Professor Grossman’s work focuses on projects relating to community cohesion and the prevention of violent extremism.

Before moving into this area of interest a decade ago, she developed an extensive track record of research and publication focussing on how contemporary forms of orality and literacy were valued and managed by Indigenous and non-Indigenous actors who collaborated on Indigenous cultural production.

However, after publishing her award-winning book “Entangled Subjects” on this topic in 2013, she realised she had exhausted everything she had to say on that topic. The book was awarded the biennial Walter McRae Russell Prize for outstanding scholarship in 2015 by the Association for the Study of Australian Literature.

“At the time, I was doing a lot of volunteer work with the Sudanese refugee community, tutoring in the Sudanese Australian Integrated Learning Program, and I became interested in the relationships the South Sudanese community had with the police,” she said.

With colleagues at VU, Professor Grossman led a project with Victoria Police looking at culturally diverse young people’s perception of community safety and their relationships with policing.

“Through that work I was approached to do a large national study looking at community perceptions of radicalisation and violent extremism in 2011,” she said.

“It was the first of its kind in Australia, but through that project I felt I had found my niche, and academic and social passion.”

While countering violent extremism (CVE) and the study of Indigenous orality and literacy may seem poles apart, Professor Grossman said they spoke to a wider theme in her work over decades of fascination with cultural diversity and intercultural exchange.

“I realised, as I started to get more involved in community cohesion, I hadn’t strayed too far from the core of what drives me intellectually,” she said.

“I had always been interested in cultural diversity issues, particularly in relation to what cultural diversity means, what we need to understand about the dynamics of intercultural and transcultural identities and exchanges, and how we can see these as assets, rather than liabilities or deficits.”

Professor Grossman is currently investigating a range of CVE issues through her research. These include thresholds for community reporting on violent extremist activity, the cultural dimensions of resilience to political violence for youth, community perspectives on children returning from foreign conflict zones, and the roles of women in both supporting and opposing violent extremism.
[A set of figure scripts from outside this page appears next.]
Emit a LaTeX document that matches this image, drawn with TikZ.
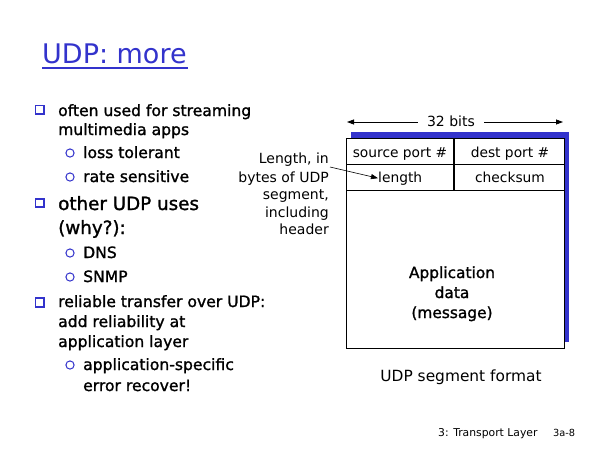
\documentclass[tikz,border=0pt]{standalone}
\usepackage{fontspec}
\setmainfont{DejaVu Sans}
\newfontfamily\fakebold[FakeBold=1.3]{DejaVu Sans}
\usetikzlibrary{arrows.meta}
\definecolor{slideblue}{RGB}{51,51,204}
\tikzset{
  lvlone/.style={anchor=base west, inner sep=0pt, font=\fakebold\fontsize{15.6}{18}\selectfont},
  lvlbig/.style={anchor=base west, inner sep=0pt, font=\fakebold\fontsize{18.3}{22}\selectfont},
  lvltwo/.style={anchor=base west, inner sep=0pt, font=\fakebold\fontsize{15.6}{18}\selectfont},
  sqbullet/.style={draw=slideblue, line width=1.7pt, minimum size=8.6pt, inner sep=0pt},
  circbullet/.style={draw=slideblue, line width=1pt, circle, minimum size=8.2pt, inner sep=0pt},
  sidelabel/.style={anchor=base east, inner sep=0pt, font=\fontsize{14}{17}\selectfont},
  celltext/.style={anchor=base, inner sep=0pt, font=\fontsize{13.8}{16}\selectfont},
  apptext/.style={anchor=base, inner sep=0pt, font=\fakebold\fontsize{15.4}{18}\selectfont},
  tip/.style={-{Triangle[length=7pt,width=5pt]}},
}
\begin{document}
\begin{tikzpicture}[x=1pt,y=-1pt]
\useasboundingbox (0,0) rectangle (600,450);
\fill[white] (0,0) rectangle (600,450);

% title
\node[anchor=base west, inner sep=0pt, text=slideblue, font=\fontsize{27}{32}\selectfont] (title) at (42,63) {UDP: more};
\draw[slideblue, line width=2.6pt] (42,68) -- (188,68);

% bullets
\node[sqbullet] (b1) at (39.7,109.7) {};
\node[lvlone] (t1a) at (58,116) {often used for streaming};
\node[lvlone] (t1b) at (58,135) {multimedia apps};
\node[circbullet] (c1) at (70,153) {};
\node[lvltwo] (t1c) at (83,158) {loss tolerant};
\node[circbullet] (c2) at (70,177) {};
\node[lvltwo] (t1d) at (83,182) {rate sensitive};

\node[sqbullet] (b2) at (39.7,203) {};
\node[lvlbig] (t2a) at (58,210) {other UDP uses};
\node[lvlbig] (t2b) at (58,234) {(why?):};
\node[circbullet] (c3) at (70,253) {};
\node[lvltwo] (t2c) at (83,258) {DNS};
\node[circbullet] (c4) at (70,277) {};
\node[lvltwo] (t2d) at (83,282) {SNMP};

\node[sqbullet] (b3) at (39.7,302.5) {};
\node[lvlone] (t3a) at (58,307) {reliable transfer over UDP:};
\node[lvlone] (t3b) at (58,327) {add reliability at};
\node[lvlone] (t3c) at (58,347) {application layer};
\node[circbullet] (c5) at (70,365) {};
\node[lvltwo] (t3d) at (83,370) {application-specific};
\node[lvltwo] (t3e) at (83,391) {error recover!};

% side label
\node[sidelabel] (s1) at (329,163) {Length, in};
\node[sidelabel] (s2) at (329,182) {bytes of UDP};
\node[sidelabel] (s3) at (329,199) {segment,};
\node[sidelabel] (s4) at (329,217) {including};
\node[sidelabel] (s5) at (329,234) {header};

% segment box
\fill[slideblue] (351,132) rectangle (569,342);
\filldraw[fill=white, draw=black, line width=0.9pt] (346,138) rectangle (564,348);
\draw[line width=0.9pt] (346,164) -- (564,164);
\draw[line width=0.9pt] (346,190) -- (564,190);
\draw[line width=1.2pt] (454,138) -- (454,190);

\node[celltext] (sp) at (400,157) {source port \#};
\node[celltext] (dp) at (510,157) {dest port \#};
\node[anchor=base west, inner sep=0pt, font=\fontsize{13.8}{16}\selectfont] (len) at (378,182) {length};
\node[celltext] (cks) at (510,182) {checksum};

\coordinate (lenfrom) at (330,167);
\draw[tip, line width=0.6pt] (lenfrom) -- (len.west);

% 32 bits
\node[inner xsep=9pt, inner ysep=0pt, font=\fontsize{14}{16}\selectfont] (bits) at (451,121) {32 bits};
\coordinate (bl) at (347,122);
\coordinate (br) at (563,122);
\draw[tip, line width=0.8pt] (bits.west |- bl) -- (bl);
\draw[tip, line width=0.8pt] (bits.east |- br) -- (br);

\node[apptext] (ap1) at (452,278) {Application};
\node[apptext] (ap2) at (452,298) {data};
\node[apptext] (ap3) at (452,318) {(message)};

\node[anchor=base, inner sep=0pt, font=\fontsize{15.4}{18}\selectfont] (cap) at (461,381) {UDP segment format};

% footer
\node[anchor=base west, inner sep=0pt, font=\fontsize{10.8}{13}\selectfont] (f1) at (438,436) {3: Transport Layer};
\node[anchor=base west, inner sep=0pt, font=\fontsize{9.8}{12}\selectfont] (f2) at (553,436) {3a-8};
\end{tikzpicture}
\end{document}
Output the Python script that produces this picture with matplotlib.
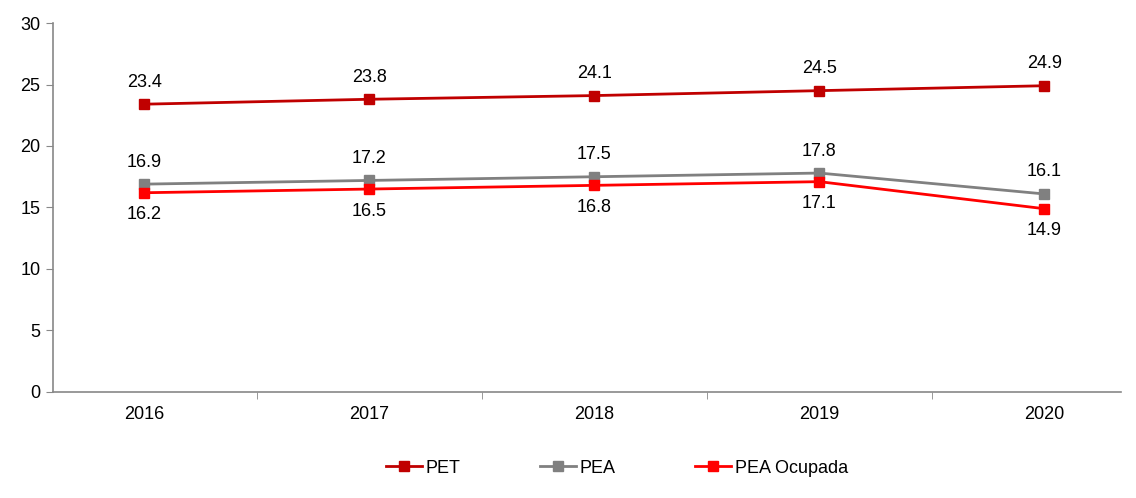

She is also working with Canadian researchers to develop a standardised measure for youth resilience to violent extremism in culturally diverse communities and with UK researchers on replicating her world-first study on community reporting thresholds for sharing concerns with authorities about someone close who may be involved in violent extremism.

“There is so much to try to know and learn in these areas and so many unanswered questions, especially around community-based perspectives and factors,” she said.

“We have an imperative to draw on and draw out community-based knowledge that can help rebalance our understanding of social phenomena like violent extremism.”